Aside from the lack of infrastructure in the U.S. for plastic recycling, the chemical structure of plastic is hard to break. Since the invention of PET, there are now thousands of different types of plastics, and according to some smart people via NPR, none of them can be melted down and fused together. Plus existing technologies that do break down plastic can only go so far, and the result is usually microplastics that end up in our oceans, foods, and yes, bodies.

That’s why many startups, including London-based Polymateria, decided to change the structure of chemical plastic altogether.

“The reason plastic is so persistent in nature is because of the hard crystal structure,” CEO Niall Dunne told Forbes in a 2022 article profiling entrepreneurs turned plastic magicians.

“Our breakthrough moment was when we first realized how to destroy the crystal structure—that’s the key to avoiding creating microplastics—and transform it into something that behaves like a grease or a wax,” he told the publication.

Now, with its most recent Series B round — led by petrochemicals giant Indorama Ventures and Singaporean private equity firm ABC Impact — the company raised £20 million to accelerate the commercialization of its biotransformed plastic and scale it to a global scale.

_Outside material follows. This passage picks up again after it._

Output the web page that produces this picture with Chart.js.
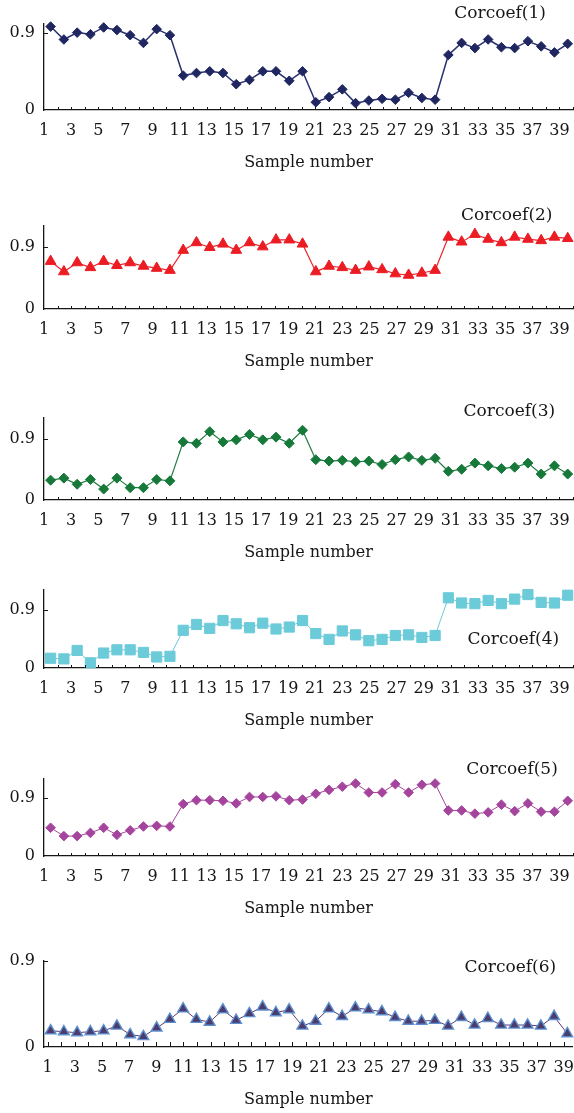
<!DOCTYPE html>
<html><head><meta charset="utf-8">
<script src="https://cdn.jsdelivr.net/npm/chart.js@4.4.1/dist/chart.umd.min.js"></script>
<style>
html,body{margin:0;padding:0;background:#fff;}
body{width:574px;height:1113px;position:relative;overflow:hidden;}
canvas{position:absolute;left:0;}
</style></head><body>
<script>
// ---- data ----
const samples = [1,2,3,4,5,6,7,8,9,10,11,12,13,14,15,16,17,18,19,20,21,22,23,24,25,26,27,28,29,30,31,32,33,34,35,36,37,38,39,40];
const xTickLabels = ['1','3','5','7','9','11','13','15','17','19','21','23','25','27','29','31','33','35','37','39'];
const yTickValues = [0, 0.9];
const yTickLabels = ['0', '0.9'];
const seriesNames = ['Corcoef(1)','Corcoef(2)','Corcoef(3)','Corcoef(4)','Corcoef(5)','Corcoef(6)'];
const corcoef1 = [0.97,0.82,0.90,0.88,0.96,0.93,0.87,0.78,0.94,0.87, 0.40,0.43,0.45,0.43,0.30,0.35,0.45,0.45,0.34,0.45, 0.09,0.15,0.24,0.08,0.11,0.13,0.12,0.20,0.14,0.12, 0.64,0.78,0.72,0.82,0.73,0.72,0.80,0.74,0.67,0.77];
const corcoef2 = [0.69,0.54,0.67,0.60,0.69,0.63,0.67,0.62,0.59,0.56, 0.85,0.96,0.89,0.94,0.85,0.96,0.90,1.00,1.00,0.94, 0.54,0.62,0.60,0.56,0.61,0.57,0.51,0.49,0.52,0.56, 1.04,0.97,1.08,1.01,0.96,1.04,1.01,0.99,1.04,1.02];
const corcoef3 = [0.29,0.32,0.23,0.30,0.16,0.32,0.18,0.18,0.30,0.28, 0.85,0.83,1.00,0.85,0.88,0.96,0.88,0.92,0.83,1.02, 0.59,0.57,0.58,0.56,0.57,0.52,0.59,0.63,0.58,0.61, 0.42,0.45,0.54,0.50,0.46,0.48,0.54,0.38,0.50,0.38];
const corcoef4 = [0.15,0.14,0.27,0.08,0.23,0.28,0.28,0.24,0.17,0.18, 0.58,0.67,0.61,0.73,0.68,0.62,0.69,0.60,0.63,0.73, 0.53,0.44,0.57,0.51,0.42,0.44,0.50,0.51,0.47,0.50, 1.08,1.00,0.99,1.04,0.99,1.06,1.13,1.01,1.00,1.12];
const corcoef5 = [0.44,0.31,0.31,0.36,0.44,0.33,0.40,0.46,0.47,0.46, 0.81,0.87,0.87,0.86,0.82,0.92,0.92,0.93,0.87,0.88, 0.97,1.03,1.08,1.13,0.99,0.99,1.12,0.99,1.11,1.13, 0.71,0.71,0.66,0.68,0.80,0.70,0.82,0.69,0.69,0.86];
const corcoef6 = [0.17,0.16,0.15,0.16,0.17,0.22,0.13,0.11,0.20,0.29, 0.40,0.29,0.26,0.39,0.28,0.35,0.42,0.36,0.39,0.22, 0.27,0.40,0.32,0.41,0.39,0.37,0.31,0.27,0.27,0.28, 0.22,0.31,0.23,0.30,0.23,0.23,0.23,0.22,0.32,0.14];

// ---- styling / layout per panel ----
const FONT = "'DejaVu Serif', 'Liberation Serif', serif";
const INK = '#161616';
const panels = [
  {values: corcoef1, name: seriesNames[0], line:'#283070', fill:'#1f2660', border:'#1f2660', style:'rectRot', r:4.8, lw:1.5, yMax:1.0, top:0,   padTop:24, plotH:86, labX:34.9, labY:1.12,  lxMin:1,    lxMax:40,    tickLen:3},
  {values: corcoef2, name: seriesNames[1], line:'#ee2328', fill:'#ec1c24', border:'#ec1c24', style:'triangle', r:6.2, lw:1.2, yMax:1.2, top:196, padTop:30, plotH:83, labX:35.4, labY:1.355, lxMin:1,    lxMax:40,    tickLen:3},
  {values: corcoef3, name: seriesNames[2], line:'#1d7c3f', fill:'#16793a', border:'#16793a', style:'rectRot', r:5.0, lw:1.2, yMax:1.2, top:388, padTop:30, plotH:82, labX:35.6, labY:1.30,  lxMin:1,    lxMax:40,    tickLen:3},
  {values: corcoef4, name: seriesNames[3], line:'#6ccbd9', fill:'#6ccbd9', border:'#6ccbd9', style:'rect',    r:7.2, lw:1.0, yMax:1.2, top:560, padTop:30, plotH:78, labX:35.9, labY:0.437, lxMin:1,    lxMax:40,    tickLen:3},
  {values: corcoef5, name: seriesNames[4], line:'#a5449d', fill:'#a5449d', border:'#a5449d', style:'rectRot', r:4.8, lw:1.0, yMax:1.2, top:749, padTop:30, plotH:77, labX:35.8, labY:1.343, lxMin:1,    lxMax:40,    tickLen:3},
  {values: corcoef6, name: seriesNames[5], line:'#5e3d70', fill:'#4b3c6d', border:'#5d8fcf', style:'triangle', r:6.2, lw:1.0, yMax:0.9, top:931, padTop:30, plotH:86, labX:35.7, labY:0.834, lxMin:0.73, lxMax:39.65, tickLen:5}
];
const X_AXIS_H = 68;
const Y_AXIS_W = 44;

const decor = {
  id: 'decor',
  afterDraw(chart, args, opts) {
    const ctx = chart.ctx, ca = chart.chartArea;
    const xs = chart.scales.x2, xd = chart.scales.x, ys = chart.scales.y;
    ctx.save();
    ctx.strokeStyle = INK;
    ctx.lineWidth = 1;
    ctx.beginPath();
    samples.forEach(v => {
      if (v <= xs.min || v > xs.max) return;
      const px = Math.round(xs.getPixelForValue(v)) + 0.5;
      ctx.moveTo(px, ca.bottom);
      ctx.lineTo(px, ca.bottom - opts.tickLen);
    });
    const py = Math.round(ys.getPixelForValue(yTickValues[1])) + 0.5;
    ctx.moveTo(ca.left, py);
    ctx.lineTo(ca.left + 4, py);
    ctx.stroke();
    ctx.fillStyle = INK;
    ctx.font = "17px " + FONT;
    ctx.textAlign = 'center';
    ctx.textBaseline = 'middle';
    ctx.fillText(opts.text, xd.getPixelForValue(opts.labX), ys.getPixelForValue(opts.labY));
    ctx.restore();
  }
};

panels.forEach(p => {
  const cv = document.createElement('canvas');
  const h = p.padTop + p.plotH + X_AXIS_H;
  cv.width = 574; cv.height = h;
  cv.style.top = p.top + 'px';
  cv.style.width = '574px'; cv.style.height = h + 'px';
  document.body.appendChild(cv);
  new Chart(cv, {
    type: 'line',
    data: {
      datasets: [{
        data: p.values.map((v, i) => ({x: samples[i], y: v})),
        xAxisID: 'x', yAxisID: 'y',
        borderColor: p.line, borderWidth: p.lw,
        pointStyle: p.style, pointRadius: p.r, pointHoverRadius: p.r,
        pointBackgroundColor: p.fill, pointBorderColor: p.border,
        pointBorderWidth: p.style === 'triangle' && p.border !== p.fill ? 1.4 : 1,
        tension: 0, fill: false, clip: false
      }]
    },
    options: {
      responsive: false, animation: false, devicePixelRatio: 1,
      layout: {autoPadding: false, padding: {top: p.padTop, left: 0, right: 1, bottom: 0}},
      plugins: {legend: {display: false}, tooltip: {enabled: false},
        decor: {text: p.name, labX: p.labX, labY: p.labY, tickLen: p.tickLen}},
      scales: {
        x: {type: 'linear', display: false, min: 0.5, max: 40.4},
        x2: {
          type: 'linear', position: 'bottom', min: p.lxMin, max: p.lxMax,
          grid: {display: false, drawTicks: false},
          border: {display: true, color: INK, width: 1.3},
          afterBuildTicks: s => { s.ticks = samples.filter(v => v >= s.min && v <= s.max).map(v => ({value: v})); },
          afterFit: s => { s.height = X_AXIS_H; },
          ticks: {
            autoSkip: false, maxRotation: 0, padding: 0, color: INK,
            font: {family: FONT, size: 16, lineHeight: 2.6},
            callback: v => xTickLabels.includes(String(v)) ? String(v) : ''
          },
          title: {display: true, text: 'Sample number', color: INK,
            font: {family: FONT, size: 16, lineHeight: 1.2}, padding: {top: 0, bottom: 6}}
        },
        y: {
          type: 'linear', position: 'left', min: 0, max: p.yMax,
          grid: {display: false, drawTicks: false},
          border: {display: true, color: INK, width: 1.3},
          afterBuildTicks: s => { s.ticks = yTickValues.map(v => ({value: v})); },
          afterFit: s => { s.width = Y_AXIS_W; },
          ticks: {
            padding: 9, color: INK, font: {family: FONT, size: 16},
            callback: v => yTickLabels[yTickValues.indexOf(v)]
          }
        }
      }
    },
    plugins: [decor]
  });
});
</script>
</body></html>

“We founded Polymateria to make a real difference to one of the world’s biggest environmental challenges,” Lee Davy-Martin, Co-Founder and Board Member of Polymateria said in a statement.

“With the backing of investors like ABC Impact and Indorama Ventures, we are well on the way to achieving our mission.”

Spun out from Imperial College London, Polymateria makes a laundry list of single-use plastic products including shrink wrap, toilet paper bags, flower sleeves, produce bags, wrappers, labels, bread bags, detergent bottles, straws, containers, cups, and so on.

The main difference between Polymateria’s plastic and conventional models is that after it’s used the plastic automatically breaks down into a “wax-like substance” of water, CO2, and biomass, that biodegrades into the natural environment.

The biodegradation process is timed, so you don’t have plastic weathering away on a store shelf or in your pantry. The process can be tweaked per product so that it remains stable anywhere from six months, for a short-lived product like produce bags, to three years, for something that will stick around longer like detergent bottles.

According to the company via its press release, its tech can be deployed with no changes to existing manufacturing processes and is compatible with existing recycling streams. In particular, it's completely compatible with the manufacturing process for plastic packaging, which uses polyolefins, a type of plastic used in over 50% of all plastics in Europe.

With these advantages, Polymateria says their product has “unrivaled scalability.”

As a portfolio company of ABC Impact, the firm hopes to help Polymateria scale across Asia, which houses a lot of the world’s plastic. While the U.S. leads in plastic waste, tailed closely by China and India, China produces nearly a third of the world’s plastic, and Japan 3% with the rest of Asia producing nearly as much as all of North America.

Already, Polymateria is making moves to combat Asia’s plastic pollution problem. In 2020, the startup inked a partnership with the Indian government to apply its biotransformation technology to local brands and packaging companies. Its plastic is also already used by a branch of 7-Eleven in Taiwan, and in England, it was most recently used in a rugby match at Twickenham stadium and at the Chicago marathon in the States.

According to Polymateria, in order to pull off the magic act of vanishing plastic, startups need government involvement.

“If you want mass-scale adoption, I think regulation is a core part of that. And I think governments are starting to wake up to the fact that they have to do something now,” Davy-Martin said via the Financial Times publication Sifted. “It’s businesses like Polymateria that need to give them the solutions.”

Right now, Polymateria is still trying to get over the hurdle of cost. According to Sifted, the startup says ​​there’s likely to be an addition of 10-15% to the cost of packaging.

And while recent research shows the majority of American consumers are willing to pay more for truthful, clear, and verified sustainable products, will companies do the same to make their pollution problem disappear? As argued by Davy-Martin, the cost “should not be material given the environmental upside.”